Records for processing:

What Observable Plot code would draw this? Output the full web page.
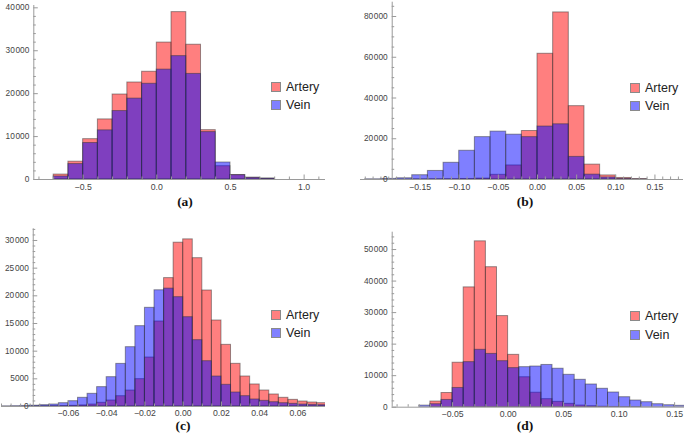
<!DOCTYPE html>
<html><head><meta charset="utf-8">
<script src="https://cdn.jsdelivr.net/npm/d3@7"></script>
<script src="https://cdn.jsdelivr.net/npm/@observablehq/plot@0.6"></script>
<style>
html,body{margin:0;padding:0;background:#fff;}
#root{position:relative;width:685px;height:435px;overflow:hidden;font-family:"Liberation Sans",Arial,sans-serif;}
.panel{position:absolute;}
.panel svg{overflow:visible;}
.cap{position:absolute;font-family:"Liberation Serif","Times New Roman",serif;font-weight:bold;font-size:13.5px;line-height:13px;transform:translate(-50%,-50%);color:#111;white-space:nowrap;}
.leg{position:absolute;font-size:12.5px;color:#222;}
.leg .row{display:flex;align-items:center;height:18.5px;}
.leg .sw{width:10px;height:10px;border:1px solid #8a8a8a;margin-right:5px;box-sizing:border-box;}
</style></head><body><div id="root"></div>
<script>
// ---------- data ----------
const seriesNames = ["Artery", "Vein"];
const seriesFills = ["rgb(255,0,0)", "rgb(0,0,255)"];
const swatchColors = ["rgb(255,128,128)", "rgb(128,128,255)"];
const captions = ["(a)", "(b)", "(c)", "(d)"];

// (a)
const aBinWidth = 0.1;
const aBinStart = [-0.7,-0.6,-0.5,-0.4,-0.3,-0.2,-0.1,0.0,0.1,0.2,0.3,0.4,0.5,0.6,0.7];
const aArtery = [1150,4150,9400,14000,19800,22600,25100,31900,39000,31400,11500,3100,1050,420,220];
const aVein   = [700,3600,8500,11450,15950,18850,22300,25600,28750,24600,11050,3960,1000,380,180];
const aXTicks = [-0.5,0,0.5,1.0];
const aXLabels = ["\u22120.5","0.0","0.5","1.0"];
const aYTicks = [0,10000,20000,30000,40000];
const aYLabels = ["0","10\u200a000","20\u200a000","30\u200a000","40\u200a000"];

// (b)
const bBinWidth = 0.02;
const bBinStart = [-0.22,-0.20,-0.18,-0.16,-0.14,-0.12,-0.10,-0.08,-0.06,-0.04,-0.02,0.00,0.02,0.04,0.06,0.08,0.10,0.12];
const bArtery = [0,0,0,50,100,150,250,450,2300,6900,23800,61700,82000,36000,7300,2000,750,200];
const bVein   = [100,300,600,2100,4200,8200,14100,20800,23500,22000,20800,26000,27100,11100,2400,1000,250,50];
const bXTicks = [-0.15,-0.10,-0.05,0,0.05,0.10,0.15];
const bXLabels = ["\u22120.15","\u22120.10","\u22120.05","0.00","0.05","0.10","0.15"];
const bYTicks = [0,20000,40000,60000,80000];
const bYLabels = ["0","20\u200a000","40\u200a000","60\u200a000","80\u200a000"];

// (c)
const cBinWidth = 0.005;
const cBinStart = [-0.095,-0.090,-0.085,-0.080,-0.075,-0.070,-0.065,-0.060,-0.055,-0.050,-0.045,-0.040,-0.035,-0.030,-0.025,-0.020,-0.015,-0.010,-0.005,0.000,0.005,0.010,0.015,0.020,0.025,0.030,0.035,0.040,0.045,0.050,0.055,0.060,0.065,0.070];
const cArtery = [0,0,0,10,30,50,80,120,200,360,670,1080,1860,2880,4940,8850,15360,23200,29600,30200,26800,20960,15540,11140,7710,5420,3980,2890,2170,1570,1200,900,720,600];
const cVein   = [30,60,100,150,240,360,600,960,1570,2290,3500,5300,7700,10720,14520,17830,21000,21300,19760,16140,11990,8190,5420,3920,2530,1870,1270,1020,780,600,480,360,300,240];
const cXTicks = [-0.06,-0.04,-0.02,0,0.02,0.04,0.06];
const cXLabels = ["\u22120.06","\u22120.04","\u22120.02","0.00","0.02","0.04","0.06"];
const cYTicks = [0,5000,10000,15000,20000,25000,30000];
const cYLabels = ["0","5000","10\u200a000","15\u200a000","20\u200a000","25\u200a000","30\u200a000"];

// (d)
const dBinWidth = 0.01;
const dBinStart = [-0.08,-0.07,-0.06,-0.05,-0.04,-0.03,-0.02,-0.01,0.00,0.01,0.02,0.03,0.04,0.05,0.06,0.07,0.08,0.09,0.10,0.11,0.12,0.13,0.14,0.15];
const dArtery = [0,1800,4500,14100,38000,52600,44400,28900,16600,9500,4600,2550,1700,1060,530,320,150,80,40,20,0,0,0,0];
const dVein   = [500,950,2300,6100,14300,18200,16900,14600,12400,12700,12900,13400,12200,10270,8690,7200,5840,4660,3170,2120,1590,950,630,440];
const dXTicks = [-0.05,0,0.05,0.10,0.15];
const dXLabels = ["\u22120.05","0.00","0.05","0.10","0.15"];
const dYTicks = [0,10000,20000,30000,40000,50000];
const dYLabels = ["0","10\u200a000","20\u200a000","30\u200a000","40\u200a000","50\u200a000"];

// ---------- layout ----------
const axisColor = "#9a9a9a";
const labelColor = "#444";
const panels = [
  {left:0, top:0, width:340, height:197, mL:33.3, mR:15, mT:5, mB:18,
   xDomain:[-0.835,1.145], yDomain:[0,40540], origin:-0.835, labelDy:8,
   xMinor:[-0.8,1.1,0.1], yMinor:[0,40000,2000],
   bins:aBinStart, w:aBinWidth, art:aArtery, vein:aVein, xt:aXTicks, xl:aXLabels, yt:aYTicks, yl:aYLabels,
   leg:{left:271, top:77.5}, cap:{x:185, y:201}},
  {left:340, top:0, width:345, height:197, mL:20, mR:2, mT:1.7, mB:18,
   xDomain:[-0.2261,0.1865], yDomain:[0,87020], origin:-0.1856, labelDy:7.5,
   xMinor:[-0.22,0.18,0.01], yMinor:[0,85000,5000],
   bins:bBinStart, w:bBinWidth, art:bArtery, vein:bVein, xt:bXTicks, xl:bXLabels, yt:bYTicks, yl:bYLabels,
   leg:{left:630, top:78.5}, cap:{x:525, y:201}},
  {left:0, top:215, width:340, height:208, mL:1, mR:15, mT:13.3, mB:17,
   xDomain:[-0.0950,0.0744], yDomain:[0,32110], origin:-0.0784, labelDy:6.5,
   xMinor:[-0.095,0.075,0.005], yMinor:[0,32000,1000],
   bins:cBinStart, w:cBinWidth, art:cArtery, vein:cVein, xt:cXTicks, xl:cXLabels, yt:cYTicks, yl:cYLabels,
   leg:{left:271, top:305.5}, cap:{x:183, y:425}},
  {left:340, top:215, width:345, height:208, mL:51.7, mR:1, mT:16.7, mB:16.3,
   xDomain:[-0.1044,0.1589], yDomain:[0,55500], origin:-0.1044, labelDy:7,
   xMinor:[-0.10,0.16,0.01], yMinor:[0,54000,2000],
   bins:dBinStart, w:dBinWidth, art:dArtery, vein:dVein, xt:dXTicks, xl:dXLabels, yt:dYTicks, yl:dYLabels,
   leg:{left:630, top:307}, cap:{x:525, y:425}}
];

const root = document.getElementById("root");
const near = (a, b) => Math.abs(a - b) < 1e-9;

panels.forEach((p, k) => {
  const table = vals => p.bins.map((x0, i) => ({x1: x0, x2: x0 + p.w, y: vals[i]}));
  const inX = v => v >= p.xDomain[0] - 1e-9 && v <= p.xDomain[1] + 1e-9;
  const xMin = d3.range(p.xMinor[0], p.xMinor[1] + p.xMinor[2] / 2, p.xMinor[2])
    .map(v => +v.toFixed(4)).filter(v => inX(v) && !p.xt.some(t => near(t, v)));
  const yMin = d3.range(p.yMinor[0], p.yMinor[1] + 1, p.yMinor[2])
    .filter(v => v > 0 && v <= p.yDomain[1] && !p.yt.some(t => near(t, v)));
  const xt = p.xt.map((v, i) => ({v, t: p.xl[i]}));
  const yt = p.yt.map((v, i) => ({v, t: p.yl[i]}));

  const chart = Plot.plot({
    width: p.width, height: p.height,
    marginLeft: p.mL, marginRight: p.mR, marginTop: p.mT, marginBottom: p.mB,
    x: {domain: p.xDomain, axis: null},
    y: {domain: p.yDomain, axis: null},
    style: {background: "transparent", fontFamily: "'Liberation Sans', Arial, sans-serif", overflow: "visible"},
    marks: [
      Plot.rectY(table(p.art), {x1: "x1", x2: "x2", y: "y", fill: seriesFills[0], fillOpacity: 0.5, stroke: "#333", strokeOpacity: 0.5, strokeWidth: 1, clip: true}),
      Plot.rectY(table(p.vein), {x1: "x1", x2: "x2", y: "y", fill: seriesFills[1], fillOpacity: 0.5, stroke: "#333", strokeOpacity: 0.5, strokeWidth: 1, clip: true}),
      Plot.ruleY([0], {stroke: axisColor}),
      Plot.ruleX([p.origin], {stroke: axisColor}),
      Plot.ruleX(xt, {x: "v", y1: 0, y2: 0, insetBottom: 4.5, stroke: axisColor}),
      Plot.ruleX(xMin, {x: d => d, y1: 0, y2: 0, insetBottom: 2.5, stroke: axisColor}),
      Plot.ruleY(yt, {y: "v", x1: p.origin, x2: p.origin, insetRight: -4.5, stroke: axisColor}),
      Plot.ruleY(yMin, {y: d => d, x1: p.origin, x2: p.origin, insetRight: -2.5, stroke: axisColor}),
      Plot.text(xt, {x: "v", y: 0, text: "t", dy: p.labelDy, fontSize: 8.7, fill: labelColor}),
      Plot.text(yt, {x: p.origin, y: "v", text: "t", dx: -4.5, textAnchor: "end", fontSize: 8.3, fill: labelColor})
    ]
  });
  const div = document.createElement("div");
  div.className = "panel";
  div.style.left = p.left + "px";
  div.style.top = p.top + "px";
  div.appendChild(chart);
  root.appendChild(div);

  const leg = document.createElement("div");
  leg.className = "leg";
  leg.style.left = p.leg.left + "px";
  leg.style.top = p.leg.top + "px";
  seriesNames.forEach((name, i) => {
    const row = document.createElement("div");
    row.className = "row";
    const sw = document.createElement("span");
    sw.className = "sw";
    sw.style.background = swatchColors[i];
    const tx = document.createElement("span");
    tx.textContent = name;
    row.appendChild(sw); row.appendChild(tx);
    leg.appendChild(row);
  });
  root.appendChild(leg);

  const cap = document.createElement("div");
  cap.className = "cap";
  cap.style.left = p.cap.x + "px";
  cap.style.top = p.cap.y + "px";
  cap.textContent = captions[k];
  root.appendChild(cap);
});
</script></body></html>
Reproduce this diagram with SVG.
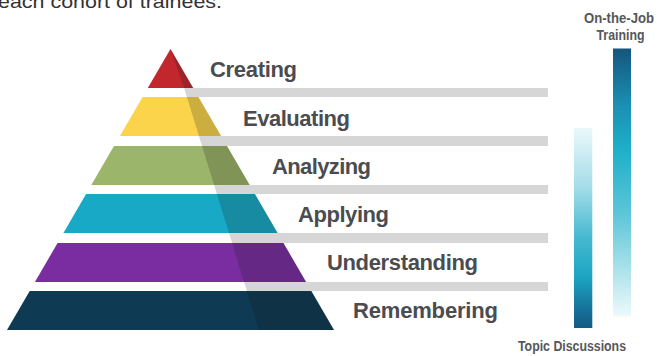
<svg xmlns="http://www.w3.org/2000/svg" width="657" height="356" viewBox="0 0 657 356">
  <defs>
    <linearGradient id="gradJob" x1="0" y1="0" x2="0" y2="1">
      <stop offset="0" stop-color="#14557d"/>
      <stop offset="0.2" stop-color="#1a8db0"/>
      <stop offset="0.38" stop-color="#1eb0c9"/>
      <stop offset="0.62" stop-color="#5ec6d9"/>
      <stop offset="0.82" stop-color="#a9e1eb"/>
      <stop offset="1" stop-color="#eef9fb"/>
    </linearGradient>
    <linearGradient id="gradTopic" x1="0" y1="0" x2="0" y2="1">
      <stop offset="0" stop-color="#eaf8fb"/>
      <stop offset="0.3" stop-color="#a3dce8"/>
      <stop offset="0.55" stop-color="#45b9d0"/>
      <stop offset="0.75" stop-color="#1ba4c1"/>
      <stop offset="0.9" stop-color="#17739b"/>
      <stop offset="1" stop-color="#135a80"/>
    </linearGradient>
  </defs>
  <style>
    .label { font-family: "Liberation Sans", Arial, sans-serif; font-weight: 700; font-size: 22px; fill: #4a4c50; }
    .small { font-family: "Liberation Sans", Arial, sans-serif; font-weight: 700; font-size: 14px; fill: #55575b; }
    .intro { font-family: "Liberation Sans", Arial, sans-serif; font-size: 19px; fill: #333333; }
    .shade { fill: #141414; fill-opacity: 0.2; }
    .ledge { fill: #d6d6d6; }
  </style>

  <rect width="657" height="356" fill="#ffffff"/>

  <text class="intro" x="-2" y="8" textLength="224" lengthAdjust="spacingAndGlyphs">each cohort of trainees.</text>

  <!-- grey ledges running from the pyramid's shaded side -->
  <g id="ledges">
    <polygon class="ledge" points="184.1,88 548,88 548,97 186.9,97"/>
    <polygon class="ledge" points="198.9,136 548,136 548,146 202,146"/>
    <polygon class="ledge" points="214.1,185 548,185 548,194 216.9,194"/>
    <polygon class="ledge" points="229,233 548,233 548,243 232.1,243"/>
    <polygon class="ledge" points="244.1,282 548,282 548,291 246.9,291"/>
  </g>

  <g id="creating">
    <polygon fill="#c1272d" points="170.5,49 193.2,88 147.8,88"/>
    <polygon class="shade" points="170.5,49 193.2,88 184.1,88"/>
    <text class="label" x="210" y="77" textLength="87">Creating</text>
  </g>

  <g id="evaluating">
    <polygon fill="#fbd44c" points="142.6,97 198.4,97 221.1,136 119.9,136"/>
    <polygon class="shade" points="186.9,97 198.4,97 221.1,136 198.9,136"/>
    <text class="label" x="243" y="125.5" textLength="107">Evaluating</text>
  </g>

  <g id="analyzing">
    <polygon fill="#9bb56a" points="114,146 227,146 249.7,185 91.3,185"/>
    <polygon class="shade" points="202,146 227,146 249.7,185 214.1,185"/>
    <text class="label" x="272" y="173.5" textLength="99">Analyzing</text>
  </g>

  <g id="applying">
    <polygon fill="#17a9c6" points="86.1,194 254.9,194 277.6,233 63.4,233"/>
    <polygon class="shade" points="216.9,194 254.9,194 277.6,233 229,233"/>
    <text class="label" x="298" y="222" textLength="91">Applying</text>
  </g>

  <g id="understanding">
    <polygon fill="#7a2da0" points="57.6,243 283.4,243 306.1,282 34.9,282"/>
    <polygon class="shade" points="232.1,243 283.4,243 306.1,282 244.1,282"/>
    <text class="label" x="327" y="270" textLength="151">Understanding</text>
  </g>

  <g id="remembering">
    <polygon fill="#0e3a53" points="29.7,291 311.3,291 334,330 7,330"/>
    <polygon class="shade" points="246.9,291 311.3,291 334,330 259,330"/>
    <text class="label" x="353" y="318" textLength="145">Remembering</text>
  </g>

  <g id="on-the-job">
    <rect x="613" y="48.5" width="18" height="268" fill="url(#gradJob)"/>
    <text class="small" x="619" y="23" text-anchor="middle" textLength="70" lengthAdjust="spacingAndGlyphs">On-the-Job</text>
    <text class="small" x="620.5" y="39.5" text-anchor="middle" textLength="48" lengthAdjust="spacingAndGlyphs">Training</text>
  </g>

  <g id="topic-discussions">
    <rect x="574" y="128" width="18.3" height="200" fill="url(#gradTopic)"/>
    <text class="small" x="572" y="351" text-anchor="middle" font-size="13" textLength="108" lengthAdjust="spacingAndGlyphs">Topic Discussions</text>
  </g>
</svg>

What needs to be done: Up in the listing, locate the line with "Reproduce this diagram with SVG."; print it and every line after it down to the line with "cohort of trainees.</text>", which is included too. Skip the pictures.

Task solution:
Reproduce this diagram with SVG.
<svg xmlns="http://www.w3.org/2000/svg" width="657" height="356" viewBox="0 0 657 356">
  <defs>
    <linearGradient id="gradJob" x1="0" y1="0" x2="0" y2="1">
      <stop offset="0" stop-color="#14557d"/>
      <stop offset="0.2" stop-color="#1a8db0"/>
      <stop offset="0.38" stop-color="#1eb0c9"/>
      <stop offset="0.62" stop-color="#5ec6d9"/>
      <stop offset="0.82" stop-color="#a9e1eb"/>
      <stop offset="1" stop-color="#eef9fb"/>
    </linearGradient>
    <linearGradient id="gradTopic" x1="0" y1="0" x2="0" y2="1">
      <stop offset="0" stop-color="#eaf8fb"/>
      <stop offset="0.3" stop-color="#a3dce8"/>
      <stop offset="0.55" stop-color="#45b9d0"/>
      <stop offset="0.75" stop-color="#1ba4c1"/>
      <stop offset="0.9" stop-color="#17739b"/>
      <stop offset="1" stop-color="#135a80"/>
    </linearGradient>
  </defs>
  <style>
    .label { font-family: "Liberation Sans", Arial, sans-serif; font-weight: 700; font-size: 22px; fill: #4a4c50; }
    .small { font-family: "Liberation Sans", Arial, sans-serif; font-weight: 700; font-size: 14px; fill: #55575b; }
    .intro { font-family: "Liberation Sans", Arial, sans-serif; font-size: 19px; fill: #333333; }
    .shade { fill: #141414; fill-opacity: 0.2; }
    .ledge { fill: #d6d6d6; }
  </style>

  <rect width="657" height="356" fill="#ffffff"/>

  <text class="intro" x="-2" y="8" textLength="224" lengthAdjust="spacingAndGlyphs">each cohort of trainees.</text>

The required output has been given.